J’ai été voir Mme de la Fayette avec le Cardinal ; nous la trouvâmes mieux qu’à Paris ; nous parlâmes fort de vous. Il s’en va lundi ; il vous dira adieu comme il vous a dit bonjour ; il vous aime tendrement, et vous fera réponse sur la proposition d’être archevêque d’Aix. Nous composâmes la vie qu’il feroit, toujours déchiré entre l’envie de vous voir et la crainte d’être ridicule ; nous réglâmes les heures, et nous inventâmes des supplices pour le premier qui mettroit le nez sur l’attachement qu’il auroit pour vous. Cette conversation nous eût menés plus loin que Fleury[1]. D’Hacqueville et l’abbé de Pontcarré étoient avec nous ; j’étois insolemment avec ces trois hommes. Je m’en vais tout présentement me promener trois ou quatre heures à Livry. J’étouffe, je suis triste ; il faut que le vert naissant et les rossignols me redonnent quelque douceur dans l’esprit. On ne voit ici que des adieux, des équipages qui nous empêchent de passer dans les rues. Je reviens demain matin pour faire partir celui de mon fils ; mais il ne fera point d’embarras ; ce sont des coffres qui vont par des messagers : il a acheté ses chevaux en Allemagne. J’ai donné de l’argent à Barillon pour lui donner pendant la campagne : je suis une marâtre. Je dis hier adieu au petit dénaturé[2] ; je pensai pleurer.

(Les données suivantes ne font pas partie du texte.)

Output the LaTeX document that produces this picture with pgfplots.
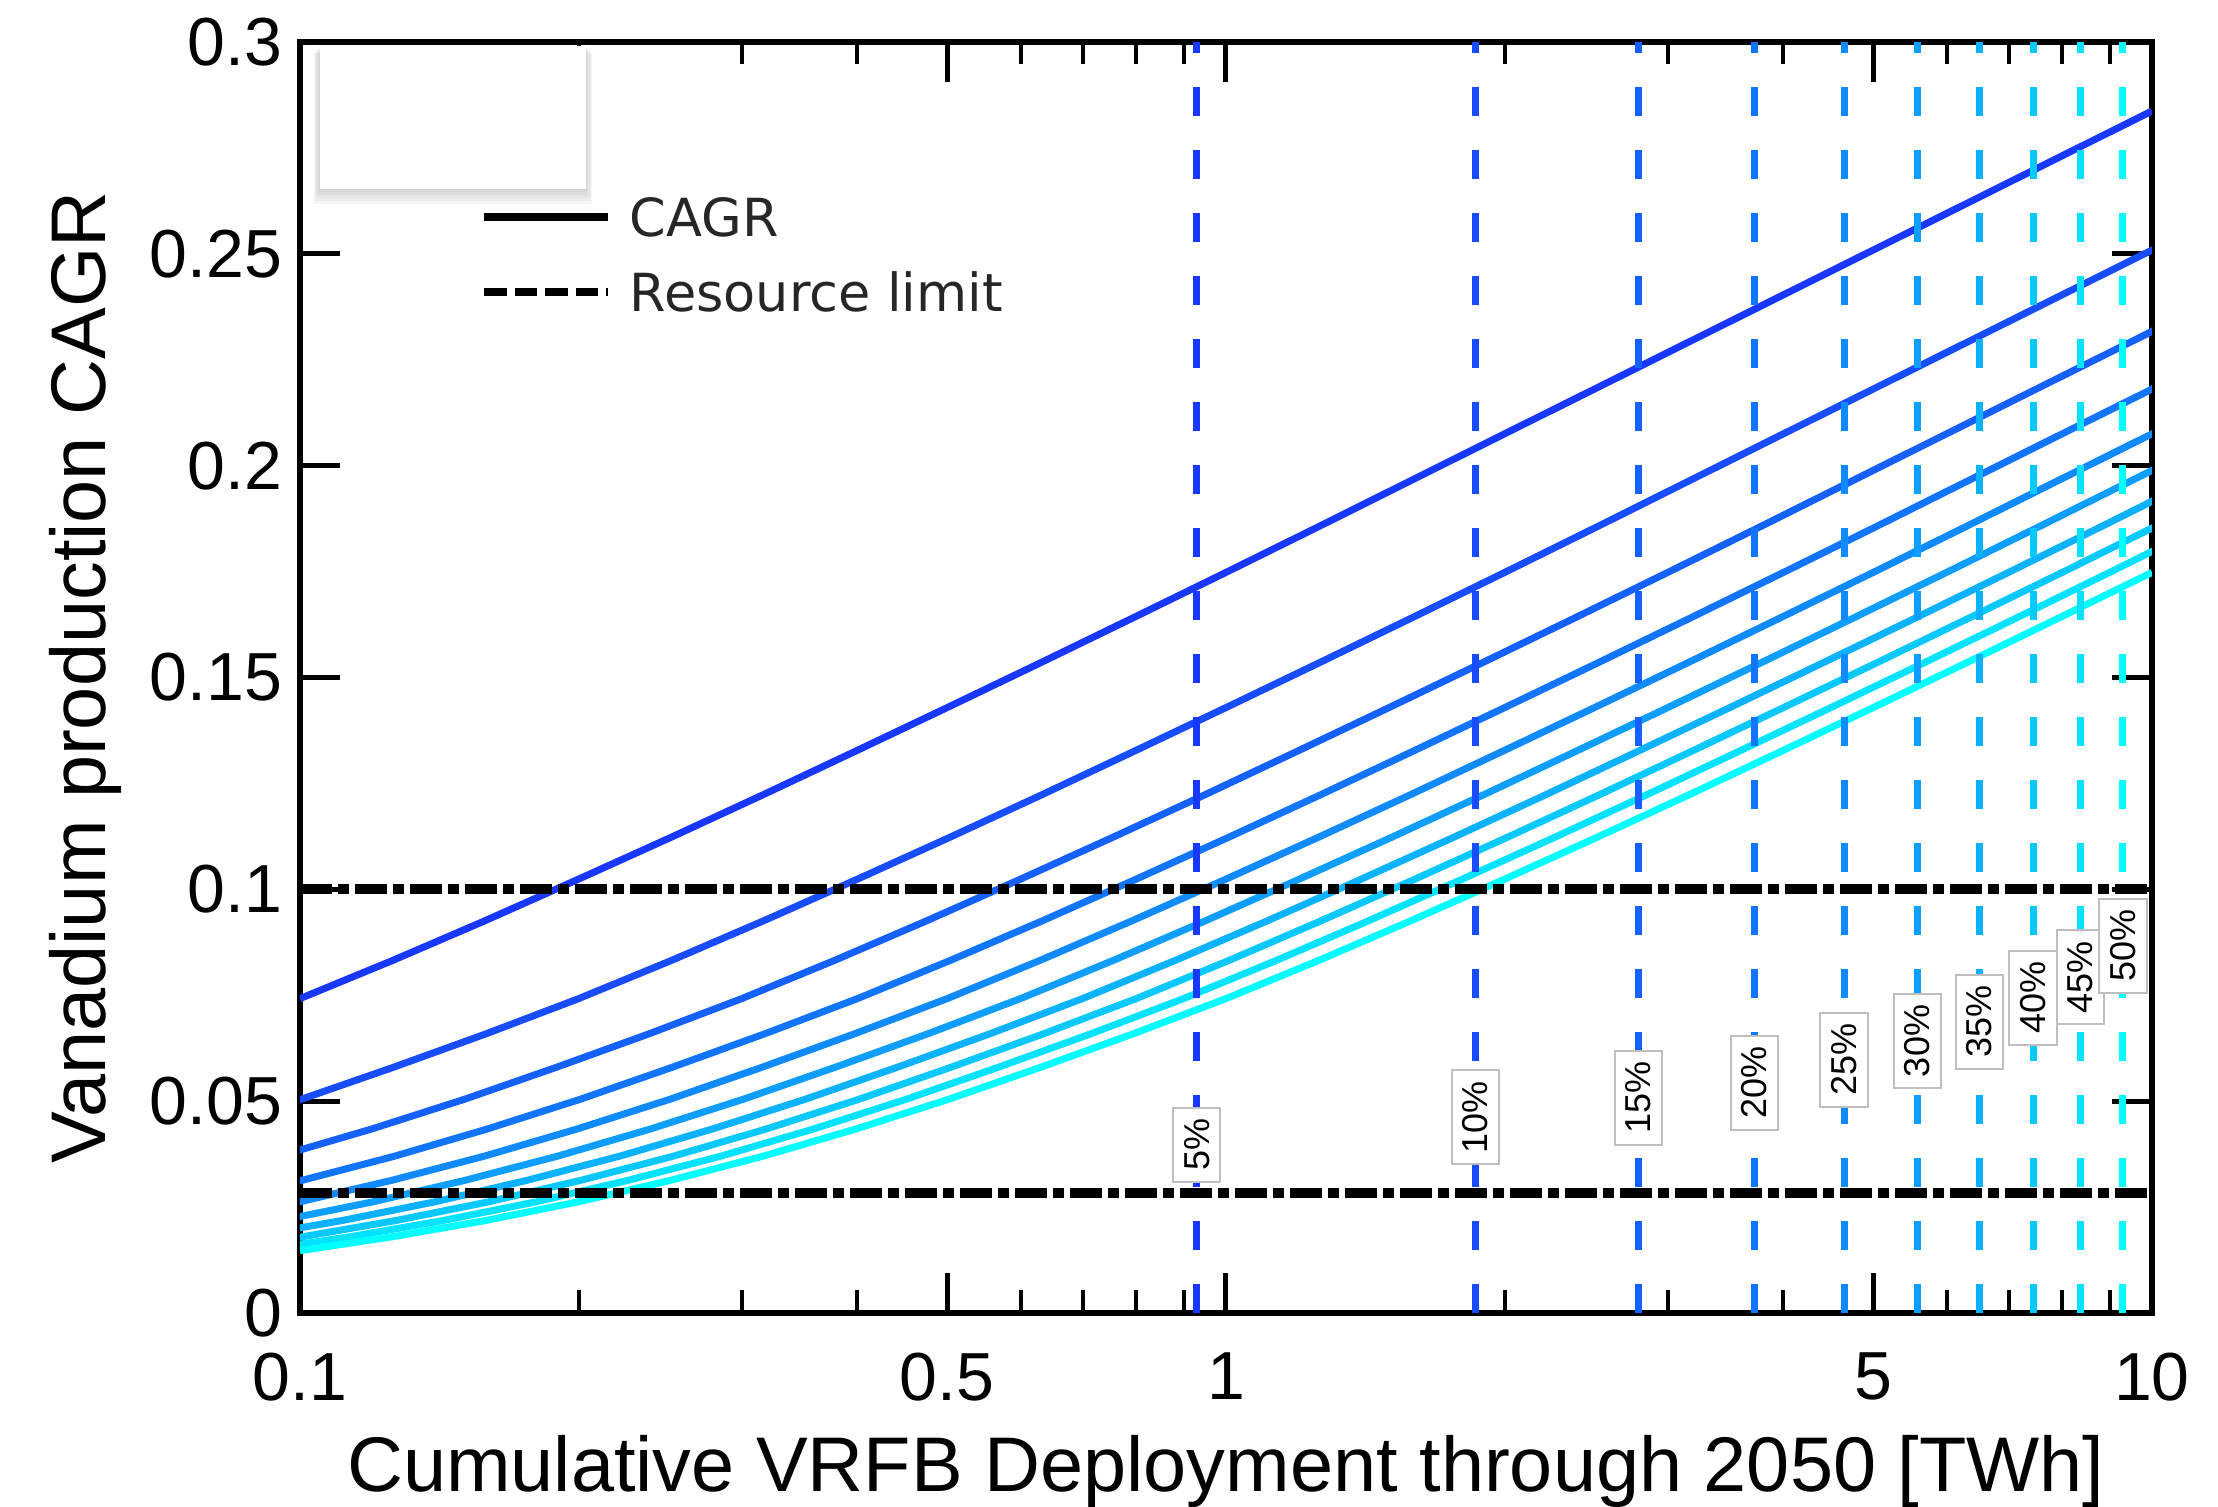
\documentclass[border=0pt]{standalone}
\usepackage{fontspec}
\setmainfont{Liberation Sans}
\newfontfamily\legfont{DejaVu Sans}
\usepackage{pgfplots}
\pgfplotsset{compat=1.18}
\definecolor{c1}{rgb}{0.10,0.22,1.00}
\definecolor{c2}{rgb}{0.09,0.30,1.00}
\definecolor{c3}{rgb}{0.08,0.38,1.00}
\definecolor{c4}{rgb}{0.07,0.46,1.00}
\definecolor{c5}{rgb}{0.06,0.54,1.00}
\definecolor{c6}{rgb}{0.05,0.62,1.00}
\definecolor{c7}{rgb}{0.04,0.70,1.00}
\definecolor{c8}{rgb}{0.03,0.79,1.00}
\definecolor{c9}{rgb}{0.01,0.89,1.00}
\definecolor{c10}{rgb}{0.00,1.00,1.00}
\begin{document}
\begin{tikzpicture}
\begin{axis}[name=ax, scale only axis, width=370.4pt, height=254.2pt,
  xmode=log, xmin=0.1, xmax=10, ymin=0, ymax=0.3,
  axis line style={line width=1.2pt, black},
  major tick style={line width=1pt, black}, minor tick style={line width=0.8pt, black},
  major tick length=8pt, minor tick length=4.5pt,
  ytick={0,0.05,0.1,0.15,0.2,0.25,0.3}, yticklabels={0,0.05,0.1,0.15,0.2,0.25,0.3},
  xtick={0.1,0.5,1,5,10}, xticklabels={0.1,0.5,1,5,10},
  minor xtick={0.2,0.3,0.4,0.6,0.7,0.8,0.9,2,3,4,6,7,8,9},
  tick label style={font=\fontsize{13.6}{16}\selectfont},
  xticklabel style={yshift=-4.5pt},
  xlabel={Cumulative VRFB Deployment through 2050 [TWh]},
  ylabel={Vanadium production CAGR},
  label style={font=\fontsize{15.5}{18}\selectfont},
  xlabel style={at={(axis description cs:0.5,-0.125)}, anchor=center},
  ylabel style={at={(axis description cs:-0.116,0.5)}, anchor=center},
]
% CAGR curves
\addplot[c1, line width=1.4pt] coordinates {(0.1,0.0742) (0.1259,0.0832) (0.1585,0.0926) (0.1995,0.1023) (0.2512,0.1122) (0.3162,0.1223) (0.3981,0.1326) (0.5012,0.1430) (0.6310,0.1535) (0.7943,0.1641) (1,0.1748) (1.259,0.1856) (1.585,0.1965) (1.995,0.2074) (2.512,0.2183) (3.162,0.2292) (3.981,0.2401) (5.012,0.2510) (6.310,0.2619) (7.943,0.2728) (10,0.2837)};
\addplot[c2, line width=1.4pt] coordinates {(0.0796,0.0434) (0.1002,0.0504) (0.1262,0.0580) (0.1589,0.0659) (0.2,0.0742) (0.2518,0.0832) (0.3170,0.0926) (0.3991,0.1023) (0.5024,0.1122) (0.6325,0.1223) (0.7962,0.1326) (1.0024,0.1430) (1.2619,0.1535) (1.5887,0.1641) (2,0.1748) (2.5179,0.1856) (3.1698,0.1965) (3.9905,0.2074) (5.0238,0.2183) (6.3246,0.2292) (7.9621,0.2401) (10.0237,0.2510)};
\addplot[c3, line width=1.4pt] coordinates {(0.09487,0.0370) (0.11943,0.0434) (0.15036,0.0504) (0.18929,0.0580) (0.23830,0.0659) (0.3,0.0742) (0.37768,0.0832) (0.47547,0.0926) (0.59858,0.1023) (0.75357,0.1122) (0.94868,0.1223) (1.19432,0.1326) (1.50356,0.1430) (1.89287,0.1535) (2.38298,0.1641) (3,0.1748) (3.7768,0.1856) (4.7547,0.1965) (5.9858,0.2074) (7.5357,0.2183) (9.4868,0.2292) (11.943,0.2401)};
\addplot[c4, line width=1.4pt] coordinates {(0.0798,0.0262) (0.1005,0.0313) (0.1265,0.0370) (0.1592,0.0434) (0.2005,0.0504) (0.2524,0.0580) (0.3177,0.0659) (0.4,0.0742) (0.5036,0.0832) (0.6340,0.0926) (0.7981,0.1023) (1.0048,0.1122) (1.2649,0.1223) (1.5924,0.1326) (2.0047,0.1430) (2.5238,0.1535) (3.1773,0.1641) (4,0.1748) (5.0357,0.1856) (6.3396,0.1965) (7.9811,0.2074) (10.0475,0.2183)};
\addplot[c5, line width=1.4pt] coordinates {(0.0792,0.0218) (0.0998,0.0262) (0.1256,0.0313) (0.1581,0.0370) (0.1991,0.0434) (0.2506,0.0504) (0.3155,0.0580) (0.3972,0.0659) (0.5,0.0742) (0.6295,0.0832) (0.7924,0.0926) (0.9976,0.1023) (1.2559,0.1122) (1.5811,0.1223) (1.9905,0.1326) (2.5059,0.1430) (3.1548,0.1535) (3.9716,0.1641) (5,0.1748) (6.2946,0.1856) (7.9245,0.1965) (9.9763,0.2074) (12.559,0.2183)};
\addplot[c6, line width=1.4pt] coordinates {(0.09509,0.0218) (0.11972,0.0262) (0.15071,0.0313) (0.18974,0.0370) (0.23886,0.0434) (0.30071,0.0504) (0.37857,0.0580) (0.47660,0.0659) (0.6,0.0742) (0.75536,0.0832) (0.95094,0.0926) (1.19716,0.1023) (1.50713,0.1122) (1.89737,0.1223) (2.38864,0.1326) (3.00713,0.1430) (3.78574,0.1535) (4.76597,0.1641) (6,0.1748) (7.5536,0.1856) (9.5094,0.1965) (11.972,0.2074)};
\addplot[c7, line width=1.4pt] coordinates {(0.08813,0.0180) (0.11094,0.0218) (0.13967,0.0262) (0.17583,0.0313) (0.22136,0.0370) (0.27868,0.0434) (0.35083,0.0504) (0.44167,0.0580) (0.55603,0.0659) (0.7,0.0742) (0.88125,0.0832) (1.10943,0.0926) (1.39669,0.1023) (1.75832,0.1122) (2.21359,0.1223) (2.78674,0.1326) (3.50831,0.1430) (4.41670,0.1535) (5.56030,0.1641) (7,0.1748) (8.8125,0.1856) (11.094,0.1965)};
\addplot[c8, line width=1.4pt] coordinates {(0.08,0.0147) (0.10071,0.0180) (0.12679,0.0218) (0.15962,0.0262) (0.20095,0.0313) (0.25298,0.0370) (0.31849,0.0434) (0.40095,0.0504) (0.50477,0.0580) (0.63546,0.0659) (0.8,0.0742) (1.00714,0.0832) (1.26792,0.0926) (1.59621,0.1023) (2.00951,0.1122) (2.52982,0.1223) (3.18484,0.1326) (4.00950,0.1430) (5.04766,0.1535) (6.35463,0.1641) (8,0.1748) (10.0714,0.1856)};
\addplot[c9, line width=1.4pt] coordinates {(0.09,0.0147) (0.11330,0.0180) (0.14264,0.0218) (0.17958,0.0262) (0.22607,0.0313) (0.28460,0.0370) (0.35830,0.0434) (0.45107,0.0504) (0.56786,0.0580) (0.71489,0.0659) (0.9,0.0742) (1.13303,0.0832) (1.42641,0.0926) (1.79573,0.1023) (2.26070,0.1122) (2.84605,0.1223) (3.58295,0.1326) (4.51069,0.1430) (5.67862,0.1535) (7.14896,0.1641) (9,0.1748) (11.3303,0.1856)};
\addplot[c10, line width=1.4pt] coordinates {(0.1,0.0147) (0.12589,0.0180) (0.15849,0.0218) (0.19953,0.0262) (0.25119,0.0313) (0.31623,0.0370) (0.39811,0.0434) (0.50119,0.0504) (0.63096,0.0580) (0.79433,0.0659) (1,0.0742) (1.2589,0.0832) (1.5849,0.0926) (1.9953,0.1023) (2.5119,0.1122) (3.1623,0.1223) (3.9811,0.1326) (5.0119,0.1430) (6.3096,0.1535) (7.9433,0.1641) (10,0.1748)};
% vertical share lines
\pgfplotsset{vline/.style={line width=1.4pt, dash pattern=on 5.8pt off 6.8pt}}
\addplot[c1, vline] coordinates {(0.93,0) (0.93,0.3)};
\addplot[c2, vline] coordinates {(1.86,0) (1.86,0.3)};
\addplot[c3, vline] coordinates {(2.79,0) (2.79,0.3)};
\addplot[c4, vline] coordinates {(3.72,0) (3.72,0.3)};
\addplot[c5, vline] coordinates {(4.65,0) (4.65,0.3)};
\addplot[c6, vline] coordinates {(5.58,0) (5.58,0.3)};
\addplot[c7, vline] coordinates {(6.51,0) (6.51,0.3)};
\addplot[c8, vline] coordinates {(7.44,0) (7.44,0.3)};
\addplot[c9, vline] coordinates {(8.37,0) (8.37,0.3)};
\addplot[c10, vline] coordinates {(9.30,0) (9.30,0.3)};
% resource limits
\addplot[black, line width=2pt, dash pattern=on 6.4pt off 1.2pt on 2.2pt off 1.2pt] coordinates {(0.1,0.1) (10,0.1)};
\addplot[black, line width=2pt, dash pattern=on 6.4pt off 1.2pt on 2.2pt off 1.2pt] coordinates {(0.1,0.0284) (10,0.0284)};
% share labels
\tikzset{plab/.style={rotate=90, draw=black!25, line width=0.4pt, fill=white, inner sep=2.2pt, font=\fontsize{7.2}{8}\selectfont}}
\node[plab] at (axis cs:0.93,0.0397) {5\%};
\node[plab] at (axis cs:1.86,0.0462) {10\%};
\node[plab] at (axis cs:2.79,0.0508) {15\%};
\node[plab] at (axis cs:3.72,0.0543) {20\%};
\node[plab] at (axis cs:4.65,0.0598) {25\%};
\node[plab] at (axis cs:5.58,0.0642) {30\%};
\node[plab] at (axis cs:6.51,0.0687) {35\%};
\node[plab] at (axis cs:7.44,0.0744) {40\%};
\node[plab] at (axis cs:8.37,0.0792) {45\%};
\node[plab] at (axis cs:9.30,0.0867) {50\%};
% legend
\draw[black, line width=1.6pt] (rel axis cs:0.0994,0.8623) -- (rel axis cs:0.1663,0.8623);
\node[anchor=west, inner sep=0pt, text=black!85, font=\legfont\fontsize{10.5}{12}\selectfont] at (rel axis cs:0.1776,0.8623) {CAGR};
\draw[black, line width=1.6pt, dash pattern=on 4.5pt off 1.6pt] (rel axis cs:0.0994,0.8035) -- (rel axis cs:0.1663,0.8035);
\node[anchor=west, inner sep=0pt, text=black!85, font=\legfont\fontsize{10.5}{12}\selectfont] at (rel axis cs:0.1776,0.8035) {Resource limit};
% empty box with soft shadow
\fill[black, opacity=0.035] ([xshift=-0.25pt, yshift=-0.6pt]rel axis cs:0.0108,0.8843) rectangle ([xshift=0.25pt, yshift=-0.3pt]rel axis cs:0.1544,0.9969);
\fill[black, opacity=0.035] ([xshift=-0.5pt, yshift=-1.2pt]rel axis cs:0.0108,0.8843) rectangle ([xshift=0.5pt, yshift=-0.6pt]rel axis cs:0.1544,0.9969);
\fill[black, opacity=0.035] ([xshift=-0.75pt, yshift=-1.8pt]rel axis cs:0.0108,0.8843) rectangle ([xshift=0.75pt, yshift=-0.9pt]rel axis cs:0.1544,0.9969);
\fill[black, opacity=0.035] ([xshift=-1pt, yshift=-2.4pt]rel axis cs:0.0108,0.8843) rectangle ([xshift=1pt, yshift=-1.2pt]rel axis cs:0.1544,0.9969);
\fill[black, opacity=0.035] ([xshift=-1.25pt, yshift=-3pt]rel axis cs:0.0108,0.8843) rectangle ([xshift=1.25pt, yshift=-1.5pt]rel axis cs:0.1544,0.9969);
\fill[white] (rel axis cs:0.0108,0.8843) rectangle (rel axis cs:0.1544,0.9969);
\end{axis}
\pgfresetboundingbox
\path[use as bounding box] ([xshift=-60pt,yshift=-38.8pt]ax.south west) rectangle ([xshift=13.2pt,yshift=8.4pt]ax.north east);
\end{tikzpicture}
\end{document}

Cette campagne sera rude, et je ne me fie guère à lui pour se conserver. Poco duri, pur che s’inalzi[3]. Il en est revenu là : c’est sa vraie devise. Adieu, je ne vous en dirai pas davantage aujourd’hui. Je m’en vais à la Sainte-Baume ; je m’en vais dans un lieu où je penserai à

  1. 6. Voyez la note 4 de la lettre du 15 avril précédent.
  2. 7. Le chevalier de Grignan, auparavant d’Adhémar. Voyez la fin de la lettre du 13 avril précédent.
  3. 8. Voyez la note 5 de la lettre 218.